You can see it clearly has the darker region that it’s supposed to have, but that’s about it. Other than the fairly obvious color issues, there’s the problem of the border areas not being properly covered. Some of the early mistakes I made include:

Attempting to mutate the color of the triangles. It turns out that what the original project did is flat out better, which is using the average color of the original image in the location of the triangle.
Not allowing the vertices of triangles to extend beyond the edges of the image. This relatively simple change resulted in much better results.
Efficiency. Not really one single mistake, but the thing took a while to run.

I eventually fixed the first two, mostly. After these changes and other tweaks, I started getting results like this after 100 triangles:

The same run after nearly 1,000 triangles:

While the end result is a decent approximation of the original image, it used far more images to get there. The triangles were rather small and sparse and I it took overnight to generate it.

After this, I messed with Python for a bit, thinking that OpenCV and Numpy might be able to help, which they did in their own way. I realized that processing the full image took way to long, especially on the RMSE step, which would run at least 10,000 times per image (100 shapes, 100+ mutations per shape). So I went back to Rust and had it automatically shrink the input image down to 100 pixel on the largest dimension. This really sped it up, which allowed me to tweak the randomization parameters better. Eventually, I started getting results like this:

I worked on rewriting the Rust program into a better organized mess, which included providing an opportunity for other shapes, which I did end up adding.
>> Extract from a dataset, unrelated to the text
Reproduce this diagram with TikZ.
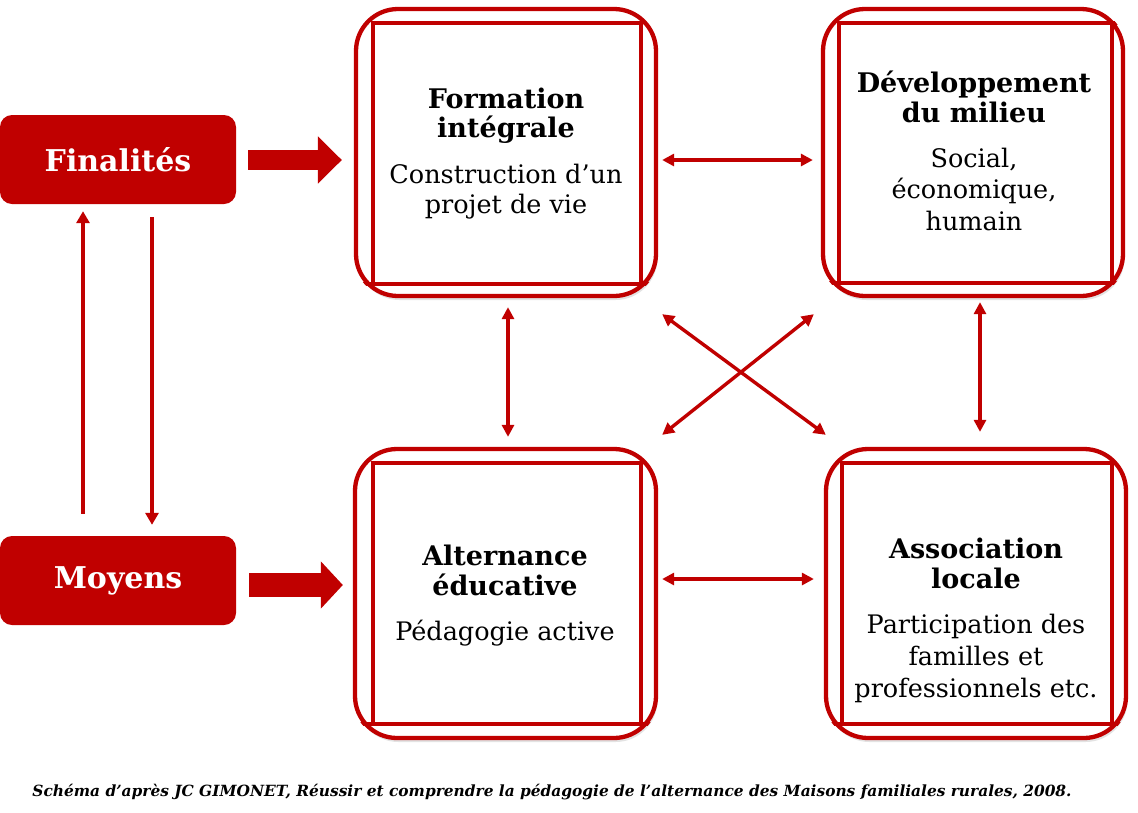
\documentclass[tikz,border=0pt]{standalone}
\usepackage{fontspec}
\setmainfont{DejaVu Serif}
\usetikzlibrary{arrows.meta,calc,shadows}
\definecolor{mfr}{RGB}{192,0,0}
\begin{document}
\begin{tikzpicture}[x=1pt,y=-1pt,
  bigbox/.style={draw=mfr, line width=4.3pt, fill=white, rounded corners=42pt,
    drop shadow={opacity=0.22, shadow xshift=1.5pt, shadow yshift=-4pt}},
  innerline/.style={draw=mfr, line width=4.3pt},
  redbox/.style={fill=mfr, rounded corners=12pt, text=white, font=\fontsize{30}{36}\selectfont\bfseries},
  ttl/.style={anchor=base, inner sep=0pt, font=\fontsize{27}{30}\selectfont\bfseries},
  txt/.style={anchor=base, inner sep=0pt, font=\fontsize{25.5}{30}\selectfont},
  thin/.style={draw=mfr, line width=3.6pt, -{Triangle[length=12pt,width=13pt]}},
  dbl/.style={draw=mfr, line width=3.4pt, {Triangle[length=12pt,width=12pt]}-{Triangle[length=12pt,width=12pt]}}
]
\useasboundingbox (0,0) rectangle (1138,812);
\fill[white] (0,0) rectangle (1138,812);

% red side boxes
\node[redbox, minimum width=236pt, minimum height=89pt] (fin) at (118,159.5) {Finalités};
\node[redbox, minimum width=236pt, minimum height=89pt] (moy) at (118,580.5) {Moyens};

% big boxes
\node[bigbox, minimum width=300pt, minimum height=287pt] (fi) at (506,152.5) {};
\node[bigbox, minimum width=300pt, minimum height=287pt] (dm) at (973,152.5) {};
\node[bigbox, minimum width=301pt, minimum height=289pt] (ae) at (505.5,593.5) {};
\node[bigbox, minimum width=300pt, minimum height=289pt] (al) at (976,593.5) {};

% inner frames
\draw[innerline] (373,23) rectangle (641,284);
\draw[innerline] (839,23) rectangle (1112,283);
\draw[innerline] (373,463) rectangle (641,724);
\draw[innerline] (842,463) rectangle (1112,724);
\begin{scope}
  \clip[rounded corners=42pt] (fi.south west) rectangle (fi.north east);
  \draw[innerline] (340,284) -- (680,284);
\end{scope}
\begin{scope}
  \clip[rounded corners=42pt] (dm.south west) rectangle (dm.north east);
  \draw[innerline] (800,283) -- (1138,283);
  \draw[innerline] (839,23) -- (1138,23);
\end{scope}
\begin{scope}
  \clip[rounded corners=42pt] (ae.south west) rectangle (ae.north east);
  \draw[innerline] (340,724) -- (680,724);
\end{scope}
\begin{scope}
  \clip[rounded corners=42pt] (al.south west) rectangle (al.north east);
  \draw[innerline] (800,724) -- (1138,724);
\end{scope}

% texts
\node[ttl] (fi1) at (506,108) {Formation};
\node[ttl] (fi2) at (506,137) {intégrale};
\node[txt] (fi3) at (506,183) {Construction d’un};
\node[txt] (fi4) at (506,213) {projet de vie};

\node[ttl] (dm1) at (974,92) {Développement};
\node[ttl] (dm2) at (974,122) {du milieu};
\node[txt] (dm3) at (974,167) {Social,};
\node[txt] (dm4) at (974,198) {économique,};
\node[txt] (dm5) at (974,230) {humain};

\node[ttl] (ae1) at (505,565) {Alternance};
\node[ttl] (ae2) at (505,595) {éducative};
\node[txt] (ae3) at (505,640) {Pédagogie active};

\node[ttl] (al1) at (976,558) {Association};
\node[ttl] (al2) at (976,588) {locale};
\node[txt] (al3) at (976,633) {Participation des};
\node[txt] (al4) at (976,665) {familles et};
\node[txt] (al5) at (976,697) {professionnels etc.};

% block arrows
\draw[draw=mfr, line width=20pt, -{Triangle[length=24pt,width=46pt]}, shorten <=12pt, shorten >=12pt]
  (fin.east |- 0,160) -- (fi.west |- 0,160);
\draw[draw=mfr, line width=24pt, -{Triangle[length=22pt,width=46pt]}, shorten <=13pt, shorten >=10pt]
  (moy.east |- 0,585) -- (ae.west |- 0,585);

% thin vertical arrows on the left
\draw[thin, shorten <=22pt, shorten >=7pt] (moy.north -| 83,0) -- (fin.south -| 83,0);
\draw[thin, shorten <=13pt, shorten >=11pt] (fin.south -| 152,0) -- (moy.north -| 152,0);

% double arrows between boxes
\draw[dbl, shorten <=4pt, shorten >=8pt] (fi.east |- 0,160) -- (dm.west |- 0,160);
\draw[dbl, shorten <=4pt, shorten >=10pt] (ae.east |- 0,579) -- (al.west |- 0,579);
\draw[dbl, shorten <=9pt, shorten >=10pt] (fi.south -| 508,0) -- (ae.north -| 508,0);
\draw[dbl, shorten <=4pt, shorten >=15pt] (dm.south -| 980,0) -- (al.north -| 980,0);
\draw[dbl] ($(fi.south east)+(4,16)$) -- ($(al.north west)+(2,-12)$);
\draw[dbl] ($(dm.south west)+(-7,16)$) -- ($(ae.north east)+(4,-12)$);

% caption
\node[anchor=base, inner sep=0pt, font=\fontsize{15.4}{18}\selectfont\bfseries\itshape] (cap) at (552,796)
  {Schéma d’après JC GIMONET, Réussir et comprendre la pédagogie de l’alternance des Maisons familiales rurales, 2008.};
\end{tikzpicture}
\end{document}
I started with bezier curves (basically curves defined by, in my case, 3 or 4 points). These were tough and still aren’t exactly how I wanted them to end up. Using various resources (of which this was by far the most useful: A Primer on Bezier Curves), I learned that the curves are basically parametric equations (for SVGs, either quadratic or cubic in order) from t=0 to t=1. The hard part with them compared to triangles is that it is harder to define which pixels are on the line. The original project only used quadratic curves (1 control point), but because of the image processing library I used, I started with cubic curves (2 control points), before adding quadratics). Long story short, I got mixed results. Some of the time, they turned out okay, like this cubic bezier (I think 1,000 of them) approximation:

Most of the time however, they either looked like I embedded a toddler in my code, or, when combined with triangles, like a toddler kept interrupting:

Both of these were trying to approximate the same image. For comparison, here’s the same image approximated using Bezier curves with the original project:

With these mixed results, I moved on to rectangles and ellipses, which after some struggles with the rotational aspect, turned out fairly well. Here are some of these, and plenty of others too:

What I Learned

Language

I still like Rust! This is only my second project with it, but I’m already feeling pretty comfortable with the language. The only real downside seems to be the lack of libraries available for it. For example, making a cross platform GUI for this project would be fairly difficult right now. But other than that, it has really worked out well. There have been several times when its borrow checker has saved me from myself, and the fact that it doesn’t allow integer overflows by defaults definitely helped on numerous occasions. I do feel like my code is a bit cluttered from all of the type casting, but overall, I think it’s a good language.

Building and Releasing

Towards the end of the project, I decided I wanted to try and build binaries for other platforms - supposed that’s something Rust is good at. I tried without success to build a Linux binary on my Windows machine before discovering that Travis CI can build for all three major OSs and release them via Github’s Releases feature. After pretty much an entire day, I managed to learn quite a bit about Travis CI (and some more about Git along the way). The result is binaries that everyone should be able to use to mess with this project without installing Rust!